Over the past 18 months, we’ve learned that institutional policies and GenAI guidelines are not enough. Policies do not always guarantee that students understand the rules or follow them. Detection technologies like AI checkers or plagiarism scanners remain unreliable. Some of us have even experimented with “human AI detectors” which have also proven ineffective. Both approaches are prone to false positives and negatives, which can damage trust in our university systems and – more alarmingly – lead to false accusations against students, with potentially lifelong consequences. For these reasons, many experts now urge us to shift our focus from AI detection and ban to redesign of assessment.

Redesigning assessment in the age of GenAI requires a long-term strategy. Approaches such as asking students to critique AI outputs, limiting or banning GenAI use, or requiring students to declare its use during submission may seem helpful but often depend solely on student use, compliance, and honesty. And since we have no reliable way to verify compliance, such approaches leave assessment to vulnerabilities and compromise their validity. So, what should assessment redesign look like?

One strategy could be to put greater emphasis on the assessment process rather than evaluating only the final product. For example, if we give a written essay or report, we should also assess how students develop their ideas or thinking over time – not just the product. This requires us to work closely with students, whether in-person or online, and regularly engage with them to observe how their thinking evolves throughout the semester. Lecturers or tutors can dedicate time during each class or tutorial to check in with students individually, ask them to articulate their ideas, and document their progress. In other words, we incorporate a human element into the verification of student work so that we can be reasonably confident that students completed the task independently.

Yes, this approach maybe time-consuming. It also demands a redesign not just of assessment tasks but also of class structures and tutorial plans. However, I think the effort is worthwhile. It offers a more reliable picture of student learning than relying on AI detection or asking students to follow a set of rules – methods that depend on student honesty and compliance: something that we cannot realistically enforce.

A second strategy is to adopt a programmatic approach to assessment design. Instead of designing assessments solely at the individual subject level, we can design them across an entire course or program. This means identifying the key knowledge, skills, and capabilities that students should develop by the time they graduate and then designing assessments that capture those outcomes at key stages throughout the course or program. Once we identify those “touchpoints”, we can apply the mentioned above process-focused method to each one so we can effectively secure those key moments in the journey of student learning. This approach can give us greater confidence that students have genuinely acquired the key capabilities we expect from graduates. We can then be less worried about the remaining assessment of the course or program.

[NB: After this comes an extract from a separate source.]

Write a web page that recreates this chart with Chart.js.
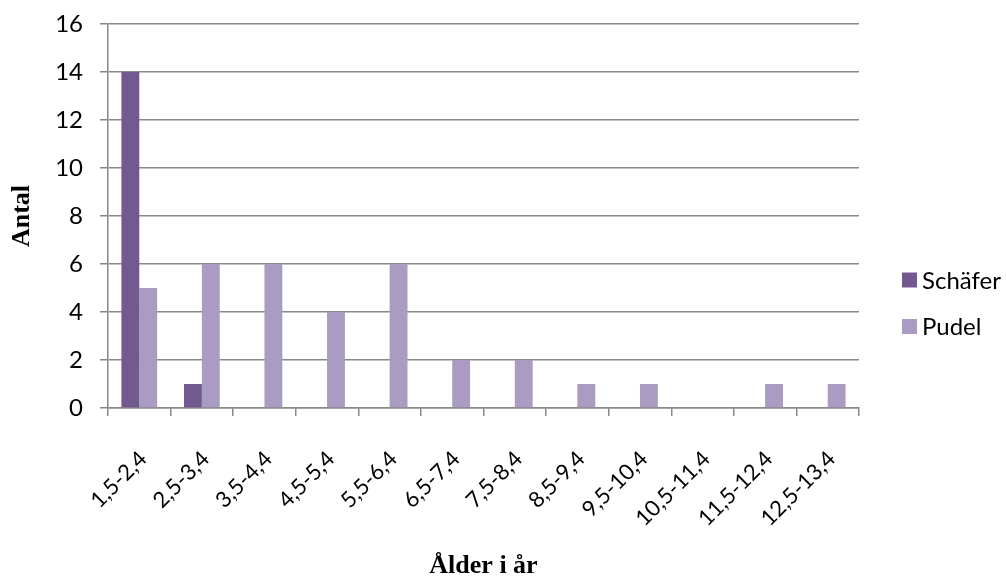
<!DOCTYPE html>
<html>
<head>
<meta charset="utf-8">
<script src="https://cdn.jsdelivr.net/npm/chart.js@4/dist/chart.umd.min.js"></script>
<style>
  html, body { margin: 0; padding: 0; background: #ffffff; }
  #wrap { width: 1006px; height: 577px; }
</style>
</head>
<body>
<div id="wrap"><canvas id="c" width="1006" height="577"></canvas></div>
<script>
// Age groups (years)
const categories = ['1,5-2,4', '2,5-3,4', '3,5-4,4', '4,5-5,4', '5,5-6,4', '6,5-7,4',
                    '7,5-8,4', '8,5-9,4', '9,5-10,4', '10,5-11,4', '11,5-12,4', '12,5-13,4'];
// Number of dogs per age group
const schaferCounts = [14, 1, 0, 0, 0, 0, 0, 0, 0, 0, 0, 0];
const pudelCounts   = [5, 6, 6, 4, 6, 2, 2, 1, 1, 0, 1, 1];
// Y axis ticks
const yTicks = [0, 2, 4, 6, 8, 10, 12, 14, 16];
const seriesNames = ['Schäfer', 'Pudel'];
const seriesColors = ['#725A90', '#A99BC1'];

const tickFont = { family: 'Lato', size: 24 };
const catFont = { family: 'Lato', size: 22 };
const titleFont = { family: 'Liberation Serif', size: 26, weight: 'bold', lineHeight: 0.85 };
const gridColor = '#888888';

// Legend drawn at the right side, squares plus names
const sideLegend = {
  id: 'sideLegend',
  afterDraw(chart) {
    const ctx = chart.ctx;
    ctx.save();
    ctx.font = `${tickFont.size}px ${tickFont.family}`;
    ctx.textBaseline = 'middle';
    ctx.textAlign = 'left';
    chart.data.datasets.forEach((ds, i) => {
      const cy = 280 + i * 46.5;
      ctx.fillStyle = ds.backgroundColor;
      ctx.fillRect(902, cy - 7.5, 15, 15);
      ctx.fillStyle = '#000000';
      ctx.fillText(ds.label, 922, cy + 1);
    });
    ctx.restore();
  }
};

new Chart(document.getElementById('c'), {
  type: 'bar',
  data: {
    labels: categories,
    datasets: [
      { label: seriesNames[0], data: schaferCounts, backgroundColor: seriesColors[0] },
      { label: seriesNames[1], data: pudelCounts, backgroundColor: seriesColors[1] }
    ]
  },
  options: {
    responsive: false,
    animation: false,
    devicePixelRatio: 1,
    categoryPercentage: 2 / 3.5,
    barPercentage: 1.0,
    layout: { padding: { left: 0, top: 24, right: 147, bottom: 0 } },
    plugins: {
      legend: { display: false },
      tooltip: { enabled: false }
    },
    scales: {
      x: {
        grid: {
          display: true,
          drawOnChartArea: false,
          drawTicks: true,
          tickLength: 8,
          color: gridColor,
          lineWidth: 1.5,
          offset: true
        },
        border: { display: true, color: gridColor, width: 1.5 },
        ticks: {
          font: catFont,
          color: '#000000',
          minRotation: 45,
          maxRotation: 45,
          autoSkip: false,
          padding: 30,
          labelOffset: 4
        },
        title: {
          display: true,
          text: 'Ålder i år',
          font: titleFont,
          color: '#000000',
          padding: { top: 0, bottom: 0 }
        },
        afterFit(scale) {
          scale.height = 169;
          scale.paddingLeft = 0;
          scale.paddingRight = 0;
        }
      },
      y: {
        min: 0,
        max: 16,
        afterBuildTicks(scale) { scale.ticks = yTicks.map(v => ({ value: v })); },
        grid: {
          color: gridColor,
          lineWidth: 1.5,
          tickLength: 8,
          drawTicks: true
        },
        border: { display: true, color: gridColor, width: 1.5 },
        ticks: {
          font: tickFont,
          color: '#000000',
          padding: 17
        },
        title: {
          display: true,
          text: 'Antal',
          font: { family: 'Liberation Serif', size: 26, weight: 'bold' },
          color: '#000000',
          padding: { top: 7, bottom: 0 }
        },
        afterFit(scale) {
          scale.width = 108;
          scale.paddingTop = 0;
          scale.paddingBottom = 0;
        }
      }
    }
  },
  plugins: [sideLegend]
});
</script>
</body>
</html>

Let me reiterate the key message here. Given the enhanced capabilities of GenAI, without a human element in verifying student work, at least for now, we can’t realistically determine whether a student has genuinely completed an assessment. And if we can’t determine what students have actually learned, we cannot guarantee assessment validity. This threatens the credibility of our degrees – diminishing the reputations of our universities.

Until we develop more robust and reliable approaches or frameworks to ensure assessment validity, we must accept this bitter truth and act on it. For now, thoughtful assessment redesign remains our most effective strategy for preserving assessment validity in a GenAI world. Securing assessment integrity is not a choice – it’s essential. A must!